| Very impressive, but is it any more original than classic search engines' old trick of regular expressions to figure out if I mean the currency or weight when I ask "1 pound =" with the contexts USD or kg after "="? Does it understand the input, or are there just enough discussions in the training data to make it look like it is? I'm not convinced it's not the latter. It uses context to figure out we're trying to convert something to something else. Then it adds all those numbers up. Taking helium into consideration is no doubt interesting, but they've also polished that task since that was the common critique they got so very wrong with the first release (which I mentioned they had fixed). I'm not qualified to assess this part of the answer; > "If the balloons displace more than 100g of air when filled with helium, then they would effectively weigh less than if they were left empty. If they displace exactly 100g of air, then the balloons would have the same weight as if they were left empty." I don't know enough to understand how much 100g of helium is and how it behaves. And it doesn't try to explain it to me, it mentions it then takes the easy route assuming it's a trick question. What does that tell you? I guess there are similar discussions around and it gives me the summary. Why doesn't it tell me how much air it displaces under what circumstances? Temperature etc, it should be easy if it's not just a simple discussion on a random forum. A conversion regex could do it. This comment[1] has a very impressive example. But anything I'm qualified to assess has mostly been meh. If the fix is better training data does that mean it's reasoning or regurgitating? The mistakes it makes are what tells me how it works, not when it tricks me that it's correct. To me it's a very well polished search engine summary. [1]: https://news.ycombinator.com/item?id=37219351 |
> Why doesn't it tell me how much air it displaces under what circumstances?
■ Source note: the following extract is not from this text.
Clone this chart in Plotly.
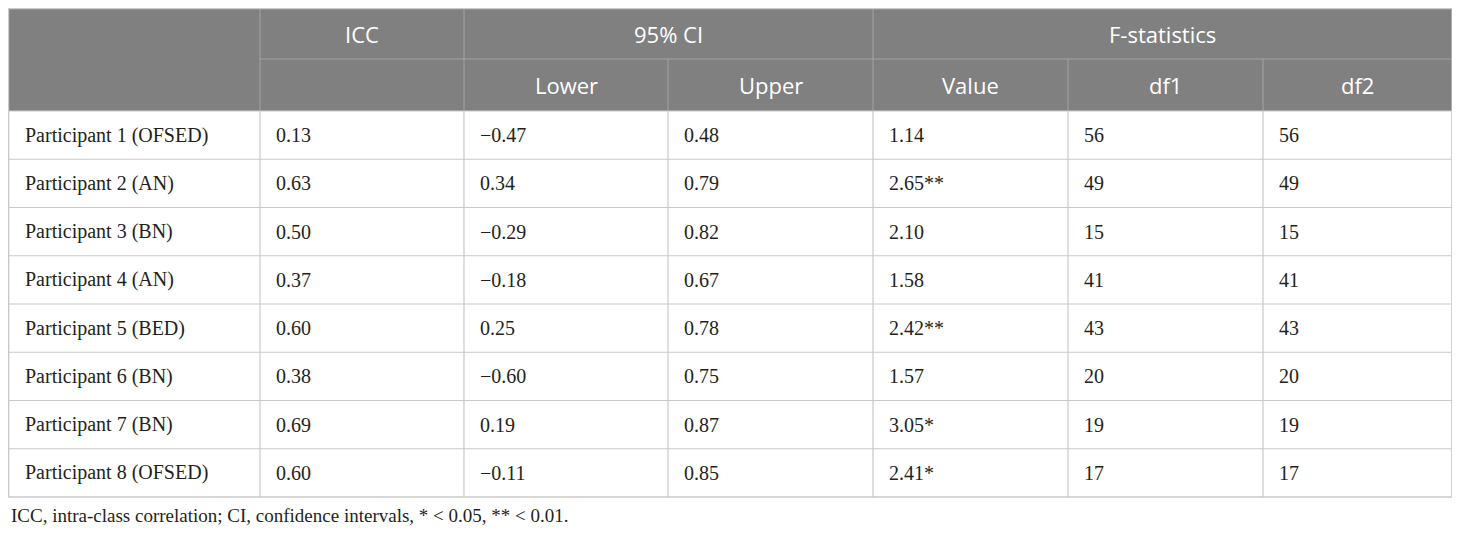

You can ask it and it'll answer.
> If the fix is better training data does that mean it's reasoning or regurgitating?
More training data helps with things you can just bring to the fore, same as a lot of learning. More useful training data though can also help reasoning, which makes sense - deliberate training of people helps improve their logical reasoning capabilities. I know that doesn't guarantee that's what LLMs are doing but humans benefit significantly from both more teaching and better teaching.
> Very impressive, but is it any more original than classic search engines' old trick of regular expressions to figure out if I mean the currency or weight when I ask "1 pound =" with the contexts USD or kg after "="? Does it understand the input, or are there just enough discussions in the training data to make it look like it is?
I'd be interested to know any requirements around this to clearly show the difference. I tried asking what if I filled a balloon at a childrens party with a gas made of atoms that have 1 proton and 100 neutrons: https://chat.openai.com/share/71224df4-5c6c-45f7-88fd-eec316...
(tl;dr: "In the context of a child's birthday party, introducing such a balloon would be a grave mistake.")
It identifies:
* Whether it would float or not and why * That it would be radioactive, and likely types of radiation from it * What that would mean to the balloon * How people would react and the likely consequences of releasing it in a room of children
This is an element that does not exist, in a setting where nothing like this has happened before, with details ranging from types of decay, consequences and human emotional reactions to something like this. Yes, there are real things you can use as a base (e.g. how do people respond to events that kill people), but I feel it's an example of where it's beyond a search engine summary.